### [Exercise aim]
Retype every line from the top of the entries down to the one with "extremely = [27.5, 24.5, 16.7, 28.9]", both included, and skip the pictures.

#####

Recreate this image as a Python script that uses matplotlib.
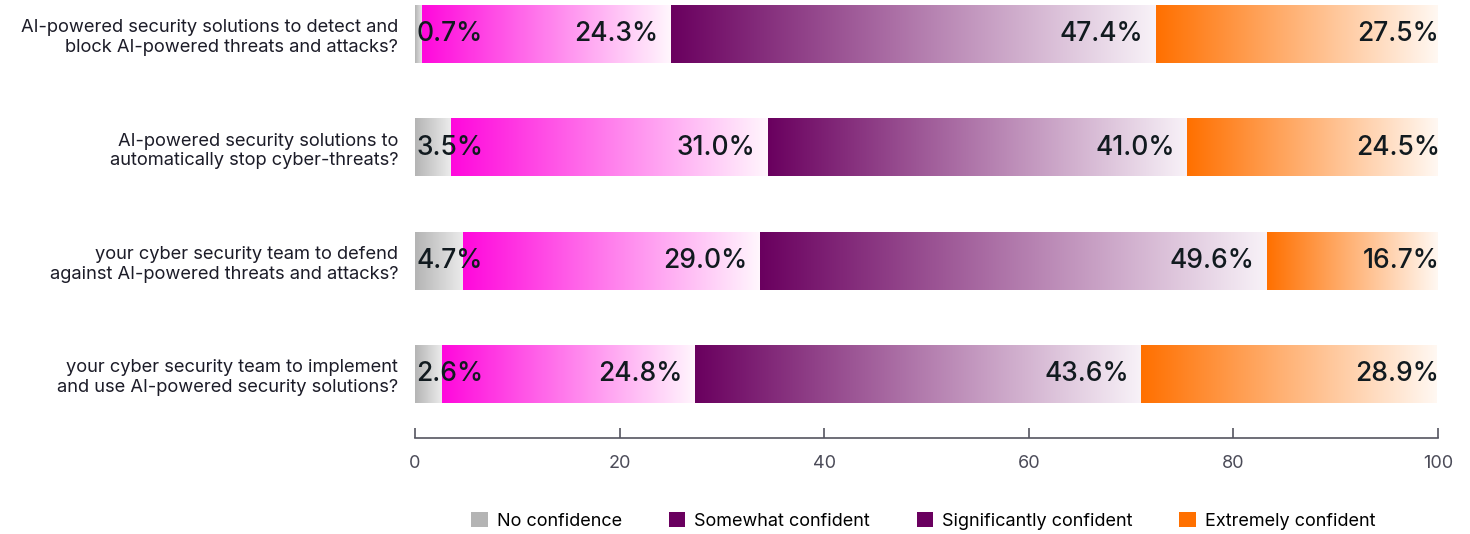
import numpy as np
import matplotlib
matplotlib.use("Agg")
import matplotlib.pyplot as plt
from matplotlib.colors import to_rgb
from matplotlib.patches import Patch

plt.rcParams['font.family'] = ['Inter', 'DejaVu Sans']

# data
categories = [
    "AI-powered security solutions to detect and\nblock AI-powered threats and attacks?",
    "AI-powered security solutions to\nautomatically stop cyber-threats?",
    "your cyber security team to defend\nagainst AI-powered threats and attacks?",
    "your cyber security team to implement\nand use AI-powered security solutions?",
]
no_confidence = [0.7, 3.5, 4.7, 2.6]
somewhat = [24.3, 31.0, 29.0, 24.8]
significantly = [47.4, 41.0, 49.6, 43.6]
extremely = [27.5, 24.5, 16.7, 28.9]

series = [no_confidence, somewhat, significantly, extremely]
# gradient start / end colours per series
grad = [("#b4b4b4", "#ececec"),
        ("#ff08dc", "#fff6fd"),
        ("#6a005f", "#f8f2f8"),
        ("#ff7000", "#fff8f2")]
legend_labels = ["No confidence", "Somewhat confident",
                 "Significantly confident", "Extremely confident"]
legend_colors = ["#b4b4b4", "#6a005f", "#6a005f", "#ff7000"]

fig = plt.figure(figsize=(14.7, 5.34), dpi=100)
ax = fig.add_axes([0.2823, 0.1798, 0.6959, 0.8202])

bar_h = 0.51
text_color = "#111a1f"

for i in range(len(categories)):
    left = 0.0
    for s, vals in enumerate(series):
        w = vals[i]
        c0 = np.array(to_rgb(grad[s][0]))
        c1 = np.array(to_rgb(grad[s][1]))
        t = np.linspace(0, 1, 256)[:, None]
        img = (c0 * (1 - t) + c1 * t)[None, :, :]
        ax.imshow(img, extent=(left, left + w, i + bar_h / 2, i - bar_h / 2),
                  aspect='auto', interpolation='bilinear', zorder=2)
        label = f"{w:.1f}%"
        if s == 0:
            ax.text(left + 0.15, i, label, ha='left', va='center',
                    fontsize=19, fontweight='medium', color=text_color, zorder=3)
        else:
            pad = -0.2 if s == len(series) - 1 else 1.2
            ax.text(min(left + w, 100.0) - pad, i, label, ha='right', va='center',
                    fontsize=19, fontweight='medium', color=text_color, zorder=3)
        left += w

ax.set_xlim(0, 100)
ax.set_ylim(3.56, -0.3)
ax.set_yticks(range(len(categories)))
ax.set_yticklabels(categories, fontsize=13.2, color="#1c1c28")
ax.tick_params(axis='y', length=0, pad=12)
ax.set_xticks([0, 20, 40, 60, 80, 100])
ax.tick_params(axis='x', direction='in', length=7, width=1.2,
               color="#555560", labelcolor="#4b4b58", labelsize=13, pad=12)
for side in ['top', 'right', 'left']:
    ax.spines[side].set_visible(False)
ax.spines['bottom'].set_color("#555560")
ax.spines['bottom'].set_linewidth(1.2)

handles = [Patch(facecolor=c, edgecolor='none') for c in legend_colors]
fig.legend(handles, legend_labels, loc='center', bbox_to_anchor=(0.628, 0.025),
           ncol=4, frameon=False, fontsize=13, handlelength=0.9,
           handleheight=0.9, handletextpad=0.5, columnspacing=2.6)

fig.savefig("out.png", dpi=100)
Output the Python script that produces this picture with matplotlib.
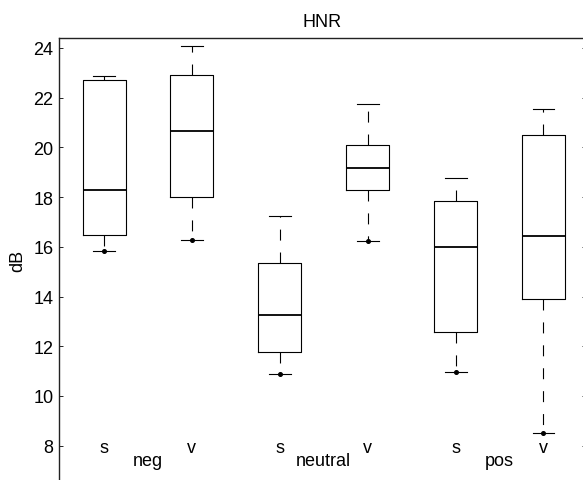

#####

### [Solution to this problem]
Recreate this image as a Python script that uses matplotlib.
import numpy as np
import matplotlib
matplotlib.use("Agg")
import matplotlib.pyplot as plt
from matplotlib.colors import to_rgb
from matplotlib.patches import Patch

plt.rcParams['font.family'] = ['Inter', 'DejaVu Sans']

# data
categories = [
    "AI-powered security solutions to detect and\nblock AI-powered threats and attacks?",
    "AI-powered security solutions to\nautomatically stop cyber-threats?",
    "your cyber security team to defend\nagainst AI-powered threats and attacks?",
    "your cyber security team to implement\nand use AI-powered security solutions?",
]
no_confidence = [0.7, 3.5, 4.7, 2.6]
somewhat = [24.3, 31.0, 29.0, 24.8]
significantly = [47.4, 41.0, 49.6, 43.6]
extremely = [27.5, 24.5, 16.7, 28.9]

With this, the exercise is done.